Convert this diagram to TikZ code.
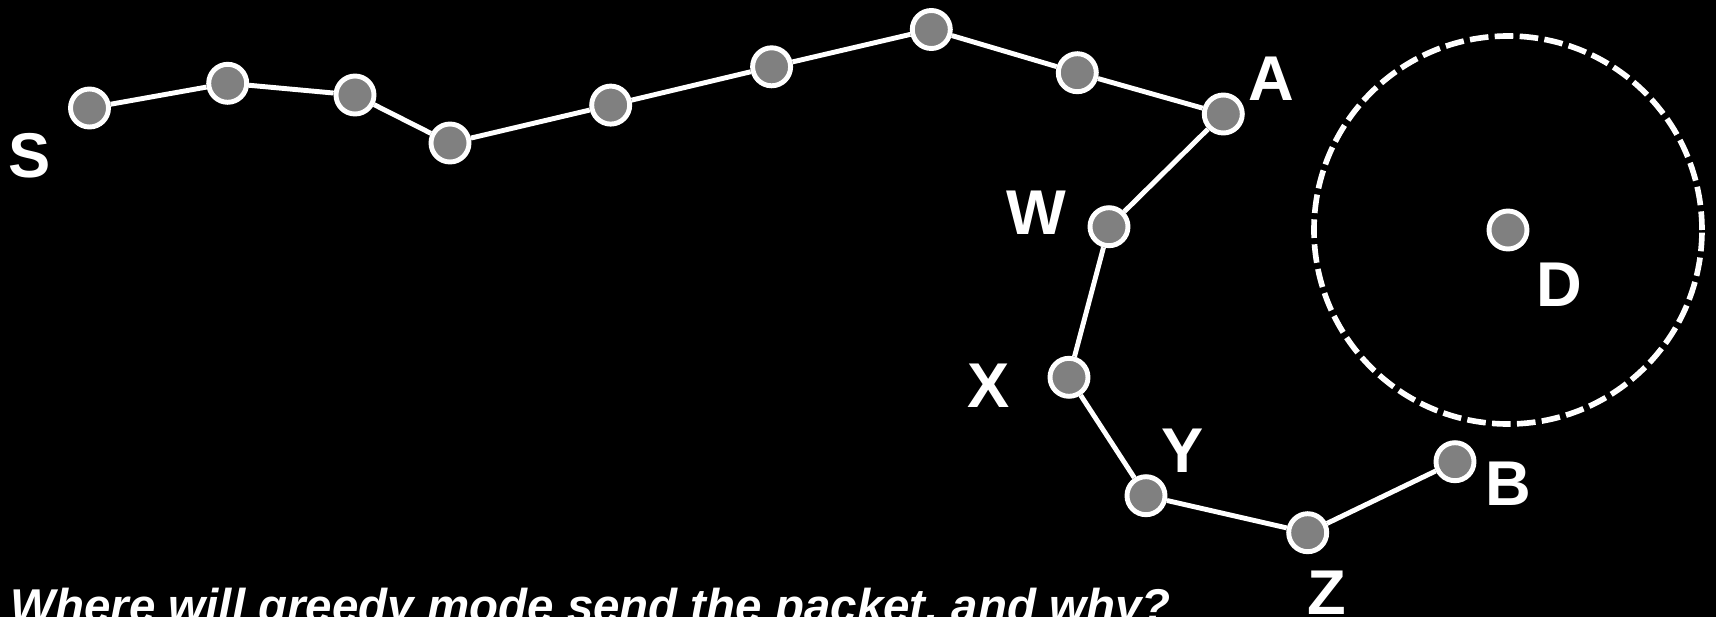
\documentclass[tikz,border=0pt]{standalone}
\usepackage{fontspec}
\setmainfont{Liberation Sans}
\usepackage{xcolor}
\usetikzlibrary{calc, positioning}

\begin{document}
\begin{tikzpicture}[>=latex, scale=1.0,
    diem/.style={circle, draw=white, fill=gray, line width=1.4pt, minimum size=0.38cm, inner sep=0pt},
    canh/.style={white, line width=1.4pt},
    nhan/.style={text=white, inner sep=0pt, font=\fontsize{18}{20}\selectfont\bfseries}]
    % 1. Nền đen
    \fill[black] (0,0) rectangle (17.16,6.17);
    \useasboundingbox (0,0) rectangle (17.16,6.17);

    % 2. Vùng tròn nét đứt quanh D
    \draw[white, line width=1.6pt, dash pattern=on 5.3pt off 1.8pt] (15.08,3.87) circle (1.94);

    % 3. Các nút
    \node[diem] (s)  at (0.895,5.09) {};
    \node[diem] (p1) at (2.277,5.337) {};
    \node[diem] (p2) at (3.55,5.22) {};
    \node[diem] (p3) at (4.50,4.74) {};
    \node[diem] (p4) at (6.107,5.119) {};
    \node[diem] (p5) at (7.716,5.502) {};
    \node[diem] (p6) at (9.313,5.875) {};
    \node[diem] (p7) at (10.773,5.443) {};
    \node[diem] (a)  at (12.233,5.03) {};
    \node[diem] (w)  at (11.09,3.903) {};
    \node[diem] (x)  at (10.69,2.397) {};
    \node[diem] (y)  at (11.46,1.213) {};
    \node[diem] (z)  at (13.077,0.843) {};
    \node[diem] (b)  at (14.55,1.553) {};
    \node[diem] (d)  at (15.08,3.87) {};

    % 4. Đường đi từ S
    \draw[canh] (s) -- (p1) -- (p2) -- (p3) -- (p4) -- (p5) -- (p6) -- (p7) -- (a);
    \draw[canh] (a) -- (w) -- (x) -- (y) -- (z) -- (b);

    % 5. Nhãn các nút
    \node[nhan] (lS) at (0.30,4.61) {S};
    \node[nhan] (lA) at (12.715,5.385) {A};
    \node[nhan] (lW) at (10.365,4.045) {W};
    \node[nhan] (lX) at (9.89,2.315) {X};
    \node[nhan] (lY) at (11.825,1.665) {Y};
    \node[nhan] (lZ) at (13.265,0.245) {Z};
    \node[nhan] (lB) at (15.085,1.335) {B};
    \node[nhan] (lD) at (15.59,3.32) {D};

    % 6. Câu hỏi
    \node[anchor=base west, text=white, inner sep=0pt,
        font=\fontsize{13.5}{16}\selectfont\bfseries\itshape] (cauhoi) at (0.10,-0.05)
        {Where will greedy mode send the packet, and why?};
\end{tikzpicture}
\end{document}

• Requirement
Copy out every line of the material above exactly, skipping the pictures.

• Right answer
Convert this diagram to TikZ code.
\documentclass[tikz,border=0pt]{standalone}
\usepackage{fontspec}
\setmainfont{Liberation Sans}
\usepackage{xcolor}
\usetikzlibrary{calc, positioning}

\begin{document}
\begin{tikzpicture}[>=latex, scale=1.0,
    diem/.style={circle, draw=white, fill=gray, line width=1.4pt, minimum size=0.38cm, inner sep=0pt},
    canh/.style={white, line width=1.4pt},
    nhan/.style={text=white, inner sep=0pt, font=\fontsize{18}{20}\selectfont\bfseries}]
    % 1. Nền đen
    \fill[black] (0,0) rectangle (17.16,6.17);
    \useasboundingbox (0,0) rectangle (17.16,6.17);

    % 2. Vùng tròn nét đứt quanh D
    \draw[white, line width=1.6pt, dash pattern=on 5.3pt off 1.8pt] (15.08,3.87) circle (1.94);

    % 3. Các nút
    \node[diem] (s)  at (0.895,5.09) {};
    \node[diem] (p1) at (2.277,5.337) {};
    \node[diem] (p2) at (3.55,5.22) {};
    \node[diem] (p3) at (4.50,4.74) {};
    \node[diem] (p4) at (6.107,5.119) {};
    \node[diem] (p5) at (7.716,5.502) {};
    \node[diem] (p6) at (9.313,5.875) {};
    \node[diem] (p7) at (10.773,5.443) {};
    \node[diem] (a)  at (12.233,5.03) {};
    \node[diem] (w)  at (11.09,3.903) {};
    \node[diem] (x)  at (10.69,2.397) {};
    \node[diem] (y)  at (11.46,1.213) {};
    \node[diem] (z)  at (13.077,0.843) {};
    \node[diem] (b)  at (14.55,1.553) {};
    \node[diem] (d)  at (15.08,3.87) {};

    % 4. Đường đi từ S
    \draw[canh] (s) -- (p1) -- (p2) -- (p3) -- (p4) -- (p5) -- (p6) -- (p7) -- (a);
    \draw[canh] (a) -- (w) -- (x) -- (y) -- (z) -- (b);

    % 5. Nhãn các nút
    \node[nhan] (lS) at (0.30,4.61) {S};
    \node[nhan] (lA) at (12.715,5.385) {A};
    \node[nhan] (lW) at (10.365,4.045) {W};
    \node[nhan] (lX) at (9.89,2.315) {X};
    \node[nhan] (lY) at (11.825,1.665) {Y};
    \node[nhan] (lZ) at (13.265,0.245) {Z};
    \node[nhan] (lB) at (15.085,1.335) {B};
    \node[nhan] (lD) at (15.59,3.32) {D};

    % 6. Câu hỏi
    \node[anchor=base west, text=white, inner sep=0pt,
        font=\fontsize{13.5}{16}\selectfont\bfseries\itshape] (cauhoi) at (0.10,-0.05)
        {Where will greedy mode send the packet, and why?};
\end{tikzpicture}
\end{document}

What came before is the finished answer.